Maritime Security

Following the terrorist attacks on the United States in 2001, the issue of maritime security became the third mandate of the International Maritime Organization (IMO), alongside safety and pollution prevention. On December 12, 2002, the International Ship and Port Facility Security (ISPS) Code was adopted to implement measures and procedures to prevent acts of terrorism that threaten the security of passengers, crews, ships and port facilities.

In order to implement these measures expediently, they took effect through amendments to Chapter XI of the SOLAS Convention. Chapter XI was modified to create Chapter XI-1, for existing provisions, and the new Chapter XI-2, "Special Measures to Enhance Maritime Security", to implement the ISPS Code.
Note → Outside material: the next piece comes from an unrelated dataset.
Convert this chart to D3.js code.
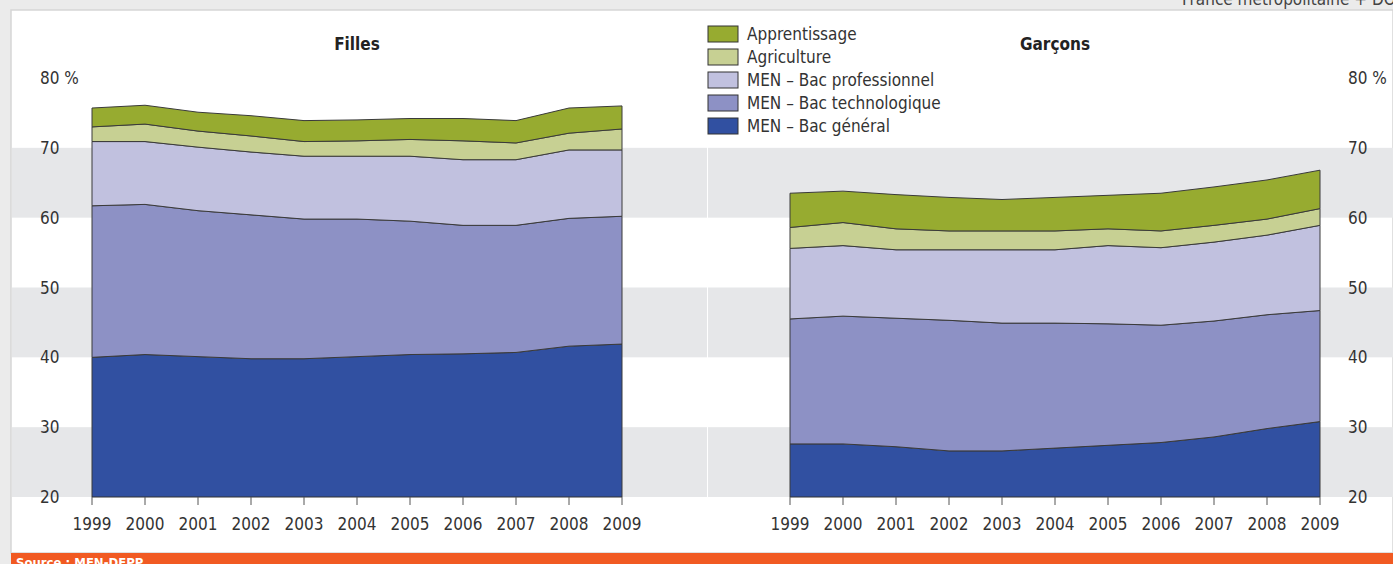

The provisions apply to cargo ships of 500GT and above and to all passenger ships. These apply equally to pleasure yachts when engaged in trade by carrying fare-paying passengers or engaged in other commercial activities.

Work relating to the approval of the Ship Security Assessment (SSA), the Ship Security Plan (SSP), onboard verifications and the statutory certification is not normally delegated to a Recognized Security Organization (RSO). However, a RSO may assist ship owners or operators in the preparation of their SSA and SSP.

On board security audits are carried out at approximately 30 month intervals and are usually scheduled to coincide with the audits and inspections required for the ISM Code and the Maritime Labour Convention 2006.